Testimonial


Publishers’ Feature Service

Sometimes one of the local small companies puts on a show that just knocks your socks off, and this is certainly one of them. Playwright Londos D’Arrigo has been around for a while and written for acts such as Phyllis Diller, Lily Tomlin and Joan Rivers.  And; I have to figure that although he is from Ontario that he knows the scene in south Florida.

For this show is about a two seniors living in a gated retirement community, the greedy kids waiting for their inheritances, a self-indulgent daughter in law, and one local shrink.  The lines are right out of Milton Berle and all the schtick of the Catskills; and when I was speaking to Londos I asked him where it would be playing in south Florida. Because, I know that the Century Village crowd would soil themselves laughing. After all; if we can’t find something to laugh about when looking at ourselves, what meaning is there to life?

Brink Miller plays Martin, the next door handy man with tools who is forever fixing stuff for his neighbor, Angela, played by Holly Stevenson.  He’s a bit hard of hearing so he tends to speak a bit loudly.  She is trying to find more meaning to her golden years than playing canasta and mahjong.  

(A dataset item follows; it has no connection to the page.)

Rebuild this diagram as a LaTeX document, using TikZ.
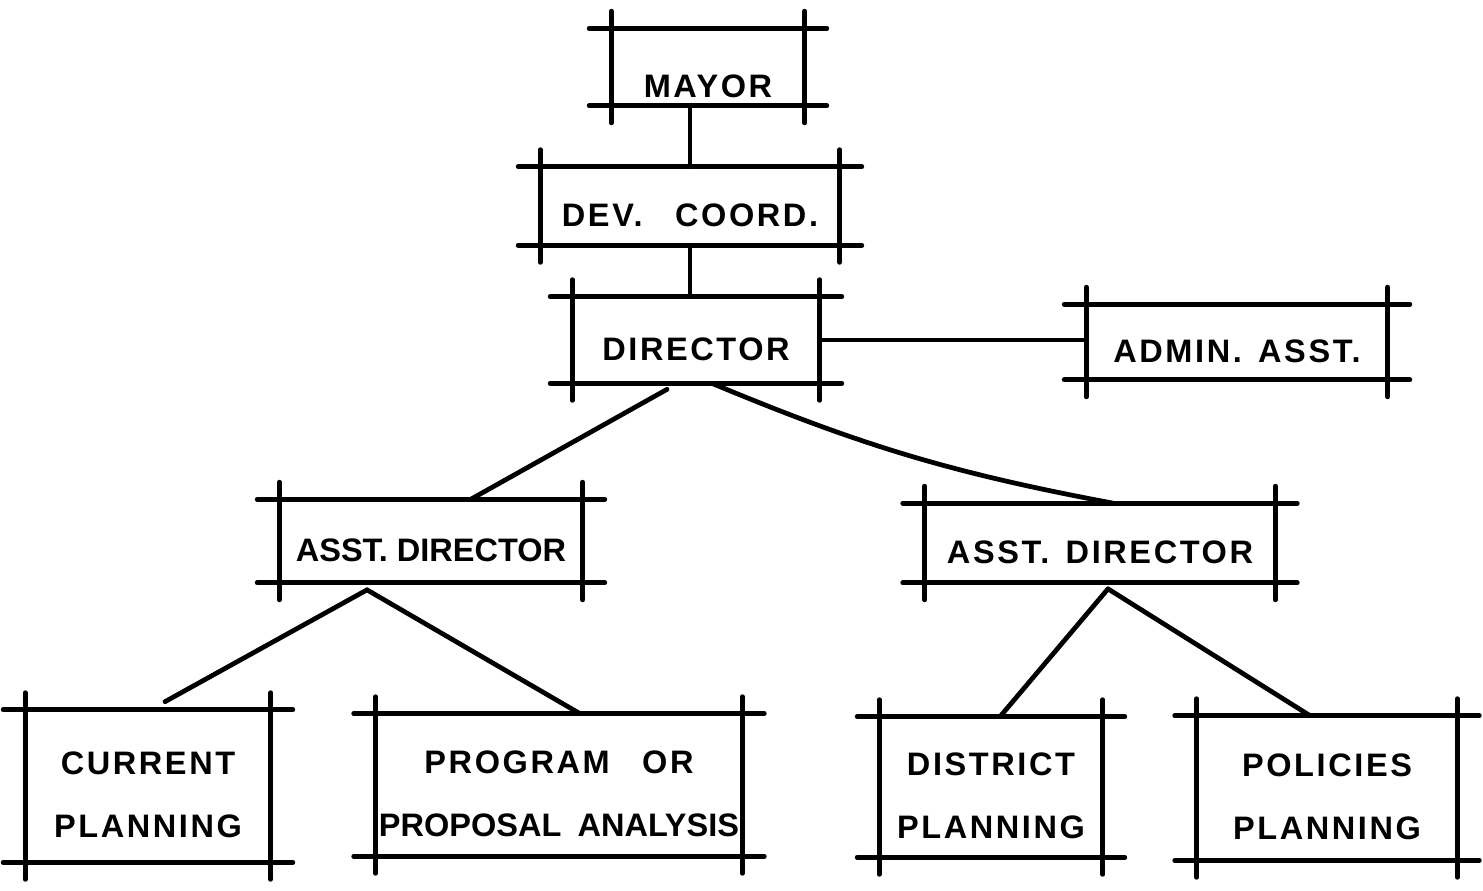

Unbeknownst to Angela, her greedy son Larry (Jacob York) shows up with his dipp-o wife Traci, played to the hilt by Amanda Cucher.  Seems they heard that Mom was spending a lot of her own money as opposed to conserving it all for them when she kicks the bucket.

They bring in a shrink played by Larry Davis in an attempt to get the son named as conservator of the mother’s assets; and the incredible repartee is what gets you rolling in the aisles.  I can’t tell you how it works out other than to say (a) it all works out in the end, and (b) I am certain that you know families like Angela’s. On that subject I am convinced that if you look up the word “Dyslexia” in the dictionary it should say “see Family.”

You have got to see this one.  It is real. It is funny. It is really funny. I give it a solid 10 on the proverbial scale.